Social Issues July 2, 2013
Ireland's Lawmakers Back Bill Allowing Abortions In Medical Emergencies

Abortion rights protesters march in Dublin, November 17, 2012, holding signs with images of Savita Halappanavar (Photo: AP)

Lawmakers in Ireland voted 138-24 today in favour of a proposed law that could end decades of confusion over women's right to receive abortions in life-threatening cases, AP reports.

The Protection of Life During Pregnancy Bill was put forward by Ireland's Prime Minister Enda Kenny, and it seeks to clarify the circumtances under which an abortion is allowed in the country.

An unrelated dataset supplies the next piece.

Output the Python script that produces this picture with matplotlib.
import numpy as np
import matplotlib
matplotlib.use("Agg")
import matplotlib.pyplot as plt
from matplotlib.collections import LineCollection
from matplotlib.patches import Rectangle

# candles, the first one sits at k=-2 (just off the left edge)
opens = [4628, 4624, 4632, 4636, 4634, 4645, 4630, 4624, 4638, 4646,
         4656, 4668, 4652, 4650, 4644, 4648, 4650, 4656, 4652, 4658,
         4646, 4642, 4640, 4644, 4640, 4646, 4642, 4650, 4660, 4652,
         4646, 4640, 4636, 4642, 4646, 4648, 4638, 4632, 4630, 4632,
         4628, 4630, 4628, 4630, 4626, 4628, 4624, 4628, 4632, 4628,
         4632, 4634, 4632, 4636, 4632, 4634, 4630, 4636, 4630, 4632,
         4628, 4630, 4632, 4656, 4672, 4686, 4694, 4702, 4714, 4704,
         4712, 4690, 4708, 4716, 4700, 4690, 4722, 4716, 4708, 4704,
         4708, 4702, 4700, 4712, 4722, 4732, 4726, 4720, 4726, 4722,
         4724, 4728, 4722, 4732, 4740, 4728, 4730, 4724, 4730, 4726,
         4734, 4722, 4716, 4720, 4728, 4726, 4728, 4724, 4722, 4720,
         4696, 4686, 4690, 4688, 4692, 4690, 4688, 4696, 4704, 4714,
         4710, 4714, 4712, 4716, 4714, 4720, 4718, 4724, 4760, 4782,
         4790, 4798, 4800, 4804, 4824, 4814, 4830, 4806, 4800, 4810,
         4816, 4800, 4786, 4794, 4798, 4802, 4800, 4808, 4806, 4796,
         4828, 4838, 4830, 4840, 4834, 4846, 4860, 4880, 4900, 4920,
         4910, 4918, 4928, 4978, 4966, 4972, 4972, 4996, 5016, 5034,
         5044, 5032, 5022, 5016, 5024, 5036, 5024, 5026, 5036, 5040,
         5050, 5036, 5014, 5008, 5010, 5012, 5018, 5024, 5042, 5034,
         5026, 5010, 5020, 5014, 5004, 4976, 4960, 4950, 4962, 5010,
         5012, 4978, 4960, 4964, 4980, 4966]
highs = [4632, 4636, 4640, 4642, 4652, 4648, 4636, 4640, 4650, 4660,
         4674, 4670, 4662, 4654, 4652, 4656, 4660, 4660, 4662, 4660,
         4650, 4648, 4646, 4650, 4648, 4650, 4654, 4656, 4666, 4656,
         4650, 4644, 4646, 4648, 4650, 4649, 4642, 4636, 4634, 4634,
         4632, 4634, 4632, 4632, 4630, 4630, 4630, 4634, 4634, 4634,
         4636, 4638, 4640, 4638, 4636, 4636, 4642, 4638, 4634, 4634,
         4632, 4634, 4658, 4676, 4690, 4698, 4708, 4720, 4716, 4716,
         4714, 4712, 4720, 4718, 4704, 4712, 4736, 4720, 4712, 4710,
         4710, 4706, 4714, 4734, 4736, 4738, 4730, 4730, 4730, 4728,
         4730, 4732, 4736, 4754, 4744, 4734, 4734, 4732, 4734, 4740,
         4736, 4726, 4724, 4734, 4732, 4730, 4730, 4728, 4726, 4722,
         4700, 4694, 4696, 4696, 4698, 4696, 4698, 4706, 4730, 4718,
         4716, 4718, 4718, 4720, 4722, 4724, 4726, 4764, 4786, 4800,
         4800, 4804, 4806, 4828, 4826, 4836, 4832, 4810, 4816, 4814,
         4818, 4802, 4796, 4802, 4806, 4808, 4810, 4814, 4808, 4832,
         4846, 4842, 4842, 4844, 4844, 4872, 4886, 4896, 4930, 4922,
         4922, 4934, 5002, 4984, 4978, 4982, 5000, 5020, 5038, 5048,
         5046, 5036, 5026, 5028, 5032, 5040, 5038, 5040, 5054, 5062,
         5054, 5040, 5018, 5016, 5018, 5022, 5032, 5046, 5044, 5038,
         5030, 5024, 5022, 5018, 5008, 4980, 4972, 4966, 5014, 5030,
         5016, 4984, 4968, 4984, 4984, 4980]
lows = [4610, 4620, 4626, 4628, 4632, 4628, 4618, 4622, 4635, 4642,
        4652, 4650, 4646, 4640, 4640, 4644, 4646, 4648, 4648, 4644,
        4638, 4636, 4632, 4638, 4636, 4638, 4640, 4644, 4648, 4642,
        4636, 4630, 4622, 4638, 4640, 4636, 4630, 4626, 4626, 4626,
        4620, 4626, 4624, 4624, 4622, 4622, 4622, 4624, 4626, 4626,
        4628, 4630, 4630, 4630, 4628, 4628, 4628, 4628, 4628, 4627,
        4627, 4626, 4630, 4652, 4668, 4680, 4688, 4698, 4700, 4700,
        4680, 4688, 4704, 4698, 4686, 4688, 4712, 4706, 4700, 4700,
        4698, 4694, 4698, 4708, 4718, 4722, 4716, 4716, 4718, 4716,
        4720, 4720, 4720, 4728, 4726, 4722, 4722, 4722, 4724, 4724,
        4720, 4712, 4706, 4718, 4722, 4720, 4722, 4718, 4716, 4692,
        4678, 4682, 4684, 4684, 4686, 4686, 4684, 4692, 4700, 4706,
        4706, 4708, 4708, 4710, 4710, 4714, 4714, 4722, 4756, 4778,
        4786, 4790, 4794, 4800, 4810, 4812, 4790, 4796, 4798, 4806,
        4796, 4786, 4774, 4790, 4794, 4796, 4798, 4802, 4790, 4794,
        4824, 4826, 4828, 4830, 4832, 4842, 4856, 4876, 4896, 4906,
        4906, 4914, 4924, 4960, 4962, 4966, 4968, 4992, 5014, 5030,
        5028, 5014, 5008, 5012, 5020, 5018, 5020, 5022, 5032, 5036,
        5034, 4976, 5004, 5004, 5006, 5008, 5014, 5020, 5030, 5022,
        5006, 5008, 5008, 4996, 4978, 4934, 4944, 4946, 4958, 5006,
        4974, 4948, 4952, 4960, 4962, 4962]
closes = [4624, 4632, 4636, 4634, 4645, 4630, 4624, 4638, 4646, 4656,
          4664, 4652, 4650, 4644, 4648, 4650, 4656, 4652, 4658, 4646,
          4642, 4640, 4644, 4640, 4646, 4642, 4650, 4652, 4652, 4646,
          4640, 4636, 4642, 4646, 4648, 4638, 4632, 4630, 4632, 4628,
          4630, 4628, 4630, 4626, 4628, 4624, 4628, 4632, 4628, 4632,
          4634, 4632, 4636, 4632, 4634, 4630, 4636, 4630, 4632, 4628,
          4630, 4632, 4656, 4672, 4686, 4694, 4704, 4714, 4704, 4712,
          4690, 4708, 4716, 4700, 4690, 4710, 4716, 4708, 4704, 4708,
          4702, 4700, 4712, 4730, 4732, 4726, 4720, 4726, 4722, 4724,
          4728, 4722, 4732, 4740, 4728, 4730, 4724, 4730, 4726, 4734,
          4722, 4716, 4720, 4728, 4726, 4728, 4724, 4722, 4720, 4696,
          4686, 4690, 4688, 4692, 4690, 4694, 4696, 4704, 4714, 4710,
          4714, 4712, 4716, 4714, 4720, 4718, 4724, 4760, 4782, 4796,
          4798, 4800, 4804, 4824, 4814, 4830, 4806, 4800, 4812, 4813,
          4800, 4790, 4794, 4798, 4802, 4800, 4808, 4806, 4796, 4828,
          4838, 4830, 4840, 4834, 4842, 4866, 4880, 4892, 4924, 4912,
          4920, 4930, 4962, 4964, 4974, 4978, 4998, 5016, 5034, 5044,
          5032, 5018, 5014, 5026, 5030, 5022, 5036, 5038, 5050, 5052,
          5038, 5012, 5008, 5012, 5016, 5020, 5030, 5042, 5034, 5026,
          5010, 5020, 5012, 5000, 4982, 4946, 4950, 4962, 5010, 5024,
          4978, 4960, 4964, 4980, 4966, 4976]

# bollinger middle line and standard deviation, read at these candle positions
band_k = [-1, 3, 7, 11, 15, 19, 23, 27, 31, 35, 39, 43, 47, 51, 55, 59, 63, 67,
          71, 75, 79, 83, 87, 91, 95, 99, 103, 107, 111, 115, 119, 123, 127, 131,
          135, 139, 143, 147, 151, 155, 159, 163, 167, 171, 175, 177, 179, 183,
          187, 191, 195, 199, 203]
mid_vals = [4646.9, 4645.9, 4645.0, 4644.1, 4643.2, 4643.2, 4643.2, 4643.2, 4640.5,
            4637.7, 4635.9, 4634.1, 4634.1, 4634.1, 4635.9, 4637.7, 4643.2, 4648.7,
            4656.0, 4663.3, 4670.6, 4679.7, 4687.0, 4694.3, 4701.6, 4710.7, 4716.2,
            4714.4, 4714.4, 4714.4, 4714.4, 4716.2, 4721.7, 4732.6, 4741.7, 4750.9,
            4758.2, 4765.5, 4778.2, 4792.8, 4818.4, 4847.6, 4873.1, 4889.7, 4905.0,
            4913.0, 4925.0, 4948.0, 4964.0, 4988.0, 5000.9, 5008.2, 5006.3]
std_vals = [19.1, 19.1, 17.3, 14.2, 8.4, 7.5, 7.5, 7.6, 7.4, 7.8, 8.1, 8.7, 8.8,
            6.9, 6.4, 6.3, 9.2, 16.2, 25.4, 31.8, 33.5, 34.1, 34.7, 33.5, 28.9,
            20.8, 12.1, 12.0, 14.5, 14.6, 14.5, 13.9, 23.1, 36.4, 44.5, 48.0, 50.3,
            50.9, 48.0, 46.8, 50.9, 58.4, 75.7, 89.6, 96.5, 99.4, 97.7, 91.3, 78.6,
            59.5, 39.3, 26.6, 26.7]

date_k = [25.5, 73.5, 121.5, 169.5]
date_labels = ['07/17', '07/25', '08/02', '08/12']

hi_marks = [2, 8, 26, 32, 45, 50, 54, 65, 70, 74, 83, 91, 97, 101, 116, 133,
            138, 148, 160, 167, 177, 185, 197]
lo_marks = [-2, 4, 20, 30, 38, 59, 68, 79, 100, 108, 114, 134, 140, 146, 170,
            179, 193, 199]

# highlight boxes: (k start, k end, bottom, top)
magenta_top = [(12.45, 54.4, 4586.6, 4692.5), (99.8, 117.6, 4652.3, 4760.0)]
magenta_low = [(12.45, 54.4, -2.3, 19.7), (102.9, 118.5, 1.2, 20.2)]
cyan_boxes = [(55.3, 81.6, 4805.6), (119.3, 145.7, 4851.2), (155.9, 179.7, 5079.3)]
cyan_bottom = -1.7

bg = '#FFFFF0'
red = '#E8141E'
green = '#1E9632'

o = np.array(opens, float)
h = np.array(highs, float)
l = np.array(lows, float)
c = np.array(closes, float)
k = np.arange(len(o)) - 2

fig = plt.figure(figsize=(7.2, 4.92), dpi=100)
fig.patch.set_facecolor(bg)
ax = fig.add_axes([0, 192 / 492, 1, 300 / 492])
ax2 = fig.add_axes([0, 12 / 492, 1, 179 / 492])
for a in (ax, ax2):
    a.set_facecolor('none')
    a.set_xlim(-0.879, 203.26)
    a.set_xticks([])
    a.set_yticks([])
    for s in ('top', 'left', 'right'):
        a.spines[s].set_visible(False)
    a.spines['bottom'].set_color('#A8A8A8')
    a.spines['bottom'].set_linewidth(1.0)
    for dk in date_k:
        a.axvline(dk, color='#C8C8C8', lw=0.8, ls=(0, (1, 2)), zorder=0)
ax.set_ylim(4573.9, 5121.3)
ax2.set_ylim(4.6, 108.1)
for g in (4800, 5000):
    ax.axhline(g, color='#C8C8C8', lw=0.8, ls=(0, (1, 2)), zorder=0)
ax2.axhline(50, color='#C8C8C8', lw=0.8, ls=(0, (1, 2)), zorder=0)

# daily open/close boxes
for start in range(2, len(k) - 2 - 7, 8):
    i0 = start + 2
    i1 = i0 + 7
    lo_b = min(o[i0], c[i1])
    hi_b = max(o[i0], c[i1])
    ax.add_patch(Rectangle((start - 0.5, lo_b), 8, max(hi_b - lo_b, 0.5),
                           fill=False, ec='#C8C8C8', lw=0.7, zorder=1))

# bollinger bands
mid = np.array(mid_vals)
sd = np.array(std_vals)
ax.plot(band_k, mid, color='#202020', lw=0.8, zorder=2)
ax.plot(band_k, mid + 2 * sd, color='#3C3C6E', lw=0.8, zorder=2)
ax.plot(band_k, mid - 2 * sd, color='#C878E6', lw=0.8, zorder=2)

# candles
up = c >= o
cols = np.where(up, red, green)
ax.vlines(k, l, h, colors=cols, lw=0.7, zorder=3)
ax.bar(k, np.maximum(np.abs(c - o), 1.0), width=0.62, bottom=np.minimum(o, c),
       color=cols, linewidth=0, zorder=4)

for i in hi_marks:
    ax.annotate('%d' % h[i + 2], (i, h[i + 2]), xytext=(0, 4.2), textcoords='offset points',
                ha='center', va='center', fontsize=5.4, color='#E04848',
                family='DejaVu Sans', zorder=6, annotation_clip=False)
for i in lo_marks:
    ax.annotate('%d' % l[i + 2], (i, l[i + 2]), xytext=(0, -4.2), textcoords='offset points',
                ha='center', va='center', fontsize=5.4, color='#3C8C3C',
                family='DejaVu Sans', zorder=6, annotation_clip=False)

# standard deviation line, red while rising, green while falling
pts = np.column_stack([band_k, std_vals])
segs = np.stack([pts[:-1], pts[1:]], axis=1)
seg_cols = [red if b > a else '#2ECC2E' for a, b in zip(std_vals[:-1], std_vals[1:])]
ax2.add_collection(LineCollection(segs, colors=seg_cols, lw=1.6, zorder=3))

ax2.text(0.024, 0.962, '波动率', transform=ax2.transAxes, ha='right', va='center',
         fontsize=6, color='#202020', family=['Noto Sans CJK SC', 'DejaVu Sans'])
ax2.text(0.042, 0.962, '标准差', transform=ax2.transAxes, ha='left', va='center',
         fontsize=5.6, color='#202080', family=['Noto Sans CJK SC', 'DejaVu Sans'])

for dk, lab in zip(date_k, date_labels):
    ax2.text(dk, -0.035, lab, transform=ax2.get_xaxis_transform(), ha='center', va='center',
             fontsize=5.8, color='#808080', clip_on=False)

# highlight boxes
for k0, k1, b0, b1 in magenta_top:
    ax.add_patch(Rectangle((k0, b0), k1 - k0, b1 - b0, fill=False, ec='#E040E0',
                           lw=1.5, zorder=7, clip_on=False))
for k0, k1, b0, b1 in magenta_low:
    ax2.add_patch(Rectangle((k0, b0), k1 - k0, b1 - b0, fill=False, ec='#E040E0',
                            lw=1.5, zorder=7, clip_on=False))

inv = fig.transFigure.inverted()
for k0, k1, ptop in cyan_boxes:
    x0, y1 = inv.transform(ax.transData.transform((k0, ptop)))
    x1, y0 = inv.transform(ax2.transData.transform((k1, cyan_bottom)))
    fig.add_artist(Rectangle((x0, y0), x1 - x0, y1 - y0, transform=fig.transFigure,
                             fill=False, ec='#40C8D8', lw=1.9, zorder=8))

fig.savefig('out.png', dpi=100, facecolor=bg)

At the moment, Irish law takes a hard line on abortion: it is banned in all circumstances, including cases where the mother's life is in danger.

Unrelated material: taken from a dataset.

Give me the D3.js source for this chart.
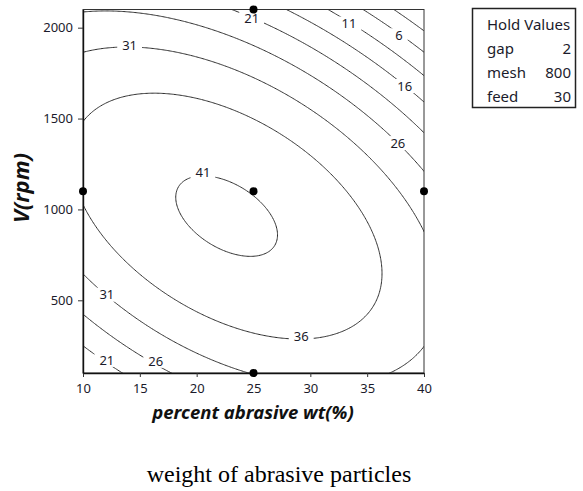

The abortion debate came to the forefront last October, when a 31-year-old woman named Savita Halappanavar died at University Hospital Galway in Ireland.

Halappanavar was suffering from a miscarriage after 17 weeks of pregnancy, and she went to the hospital for medical treatment.

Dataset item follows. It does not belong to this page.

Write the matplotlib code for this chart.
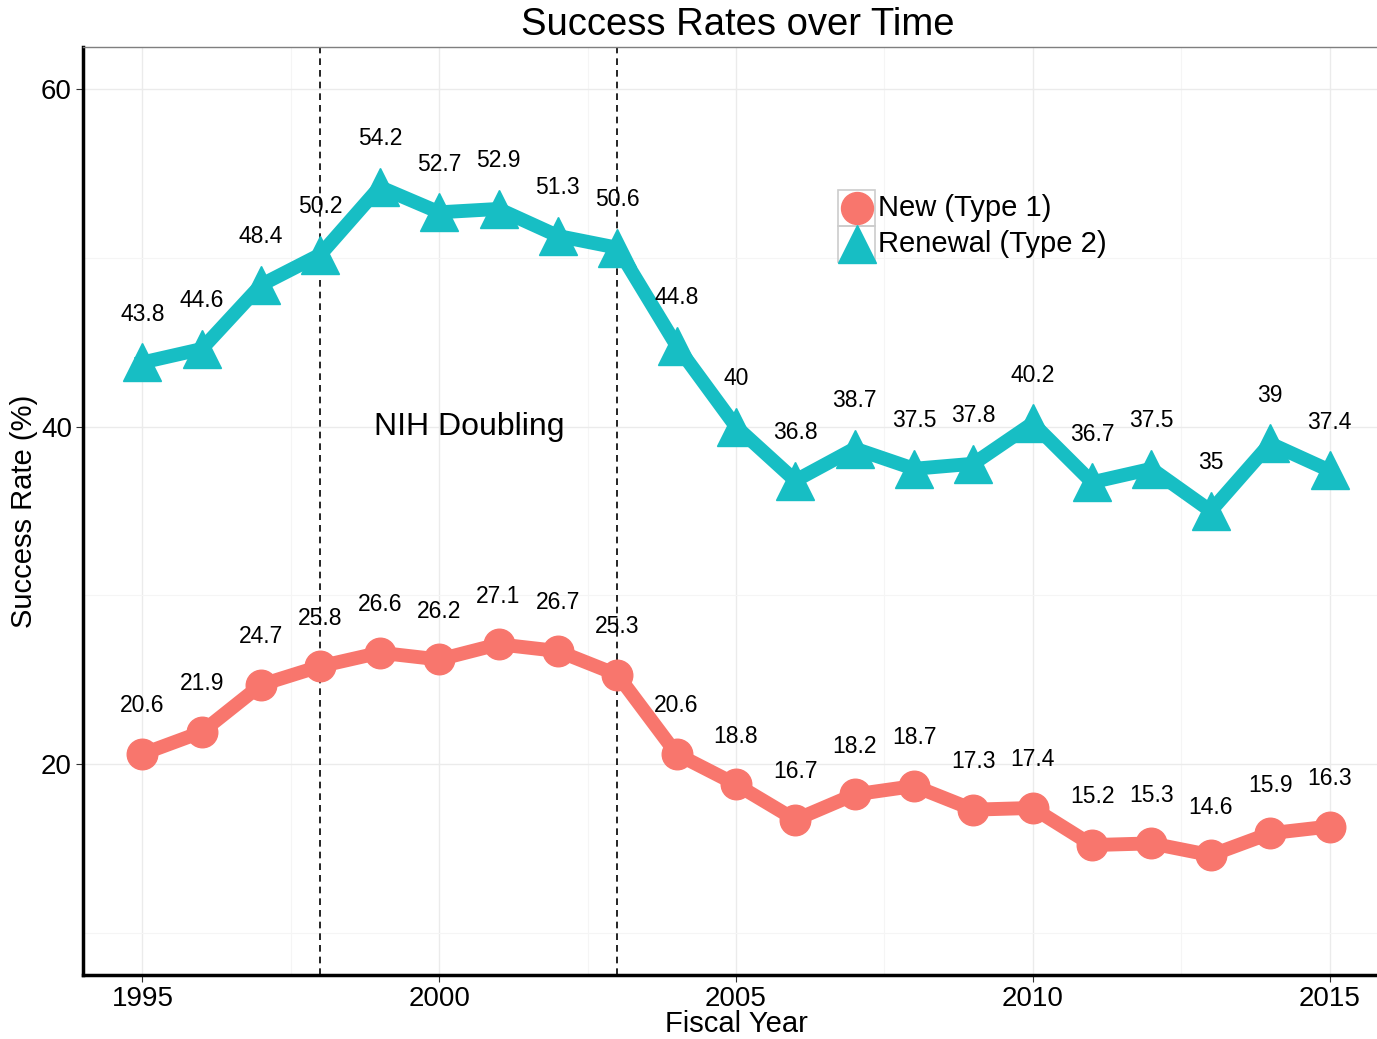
import matplotlib
matplotlib.use("Agg")
import matplotlib.pyplot as plt
from matplotlib.patches import Rectangle
from matplotlib.ticker import MultipleLocator

plt.rcParams['font.family'] = ['Liberation Sans', 'DejaVu Sans']

years = list(range(1995, 2016))
new_rates = [20.6, 21.9, 24.7, 25.8, 26.6, 26.2, 27.1, 26.7, 25.3, 20.6, 18.8,
             16.7, 18.2, 18.7, 17.3, 17.4, 15.2, 15.3, 14.6, 15.9, 16.3]
renewal_rates = [43.8, 44.6, 48.4, 50.2, 54.2, 52.7, 52.9, 51.3, 50.6, 44.8, 40,
                 36.8, 38.7, 37.5, 37.8, 40.2, 36.7, 37.5, 35, 39, 37.4]
series_names = ["New (Type 1)", "Renewal (Type 2)"]
doubling_years = [1998, 2003]

red = "#F8766D"
teal = "#17BEC4"

fig = plt.figure(figsize=(13.77, 10.39), dpi=100)
ax = fig.add_axes([0.0603, 0.0616, 0.9397, 0.8932])

ax.plot(years, renewal_rates, color=teal, lw=10, marker="^", ms=27,
        solid_joinstyle="round", zorder=3)
ax.plot(years, new_rates, color=red, lw=10, marker="o", ms=22,
        solid_joinstyle="round", zorder=3)

label_off = 2.85
for x, v in zip(years, renewal_rates):
    ax.text(x, v + label_off, f"{v:g}", ha="center", va="center", fontsize=16.5, zorder=4)
for x, v in zip(years, new_rates):
    ax.text(x, v + label_off, f"{v:g}", ha="center", va="center", fontsize=16.5, zorder=4)

for x in doubling_years:
    ax.axvline(x, color="black", lw=1.2, ls=(0, (4, 3)), zorder=2)
ax.text(2000.5, 40, "NIH Doubling", ha="center", va="center", fontsize=23)

ax.set_xlim(1994, 2015.8)
ax.set_ylim(7.5, 62.5)
ax.xaxis.set_major_locator(MultipleLocator(5))
ax.xaxis.set_minor_locator(MultipleLocator(2.5))
ax.yaxis.set_major_locator(MultipleLocator(20))
ax.yaxis.set_minor_locator(MultipleLocator(10))
ax.grid(which="major", color="#ebebeb", lw=1.0, zorder=0)
ax.grid(which="minor", color="#f5f5f5", lw=0.8, zorder=0)
ax.set_axisbelow(True)
ax.tick_params(which="major", labelsize=20, length=5, color="#333333", pad=3)
ax.tick_params(which="minor", length=0)

for s in ["left", "bottom"]:
    ax.spines[s].set_linewidth(2.5)
    ax.spines[s].set_color("black")
ax.spines["top"].set_color("#7f7f7f")
ax.spines["top"].set_linewidth(1)
ax.spines["right"].set_visible(False)

fig.text(0.5355, 0.976, "Success Rates over Time", ha="center", va="center", fontsize=27.5)
fig.text(0.535, 0.0144, "Fiscal Year", ha="center", va="center", fontsize=21)
ax.set_ylabel("Success Rate (%)", fontsize=21, labelpad=2)

# legend keys drawn by hand, ggplot style (grey boxed keys)
key_x, key_w, key_h = 0.5835, 0.0286, 0.0388
key_tops = [0.846, 0.8072]
key_styles = [(red, "o", 23), (teal, "^", 28)]
for top, (col, mk, sz), name in zip(key_tops, key_styles, series_names):
    ax.add_patch(Rectangle((key_x, top - key_h), key_w, key_h, transform=ax.transAxes,
                           fill=False, ec="#cccccc", lw=1.2, zorder=5, clip_on=False))
    ax.plot([key_x + key_w / 2], [top - key_h / 2], transform=ax.transAxes,
            color=col, marker=mk, ms=sz, lw=0, zorder=6, clip_on=False)
    ax.text(key_x + key_w + 0.002, top - key_h / 2, name, transform=ax.transAxes,
            ha="left", va="center", fontsize=21, zorder=6)

fig.savefig("out.png", dpi=100)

An undated photo of Halappanavar (Photo: AP/The Irish Times)

She repeatedly asked for an abortion to be performed, but hospital staff refused.

They told Halappanavar that the fetus was not viable, but because Ireland is a "Catholic country" they were not allowed to perform an abortion while the fetus's heart was still beating.

Over the next several days, Halappanavar developed septicemia, which led to multiple organ failure and death.

The case received a lot of media attention, and rallies and protests were held in Ireland calling for a change to the country's abortion laws.

In June, an official report from Ireland's Health Service Executive ruled that confusion over Ireland's abortion laws was a "material factor" in Halappanavar's death, the Telegraph reports.

Today's vote was the first part of the debate on the Protection of Life During Pregnancy Bill in Ireland's Parliament, the Oireachtas.

Four of those who voted against the bill are members of the prime minister's own party, the socially conservative Fine Gael.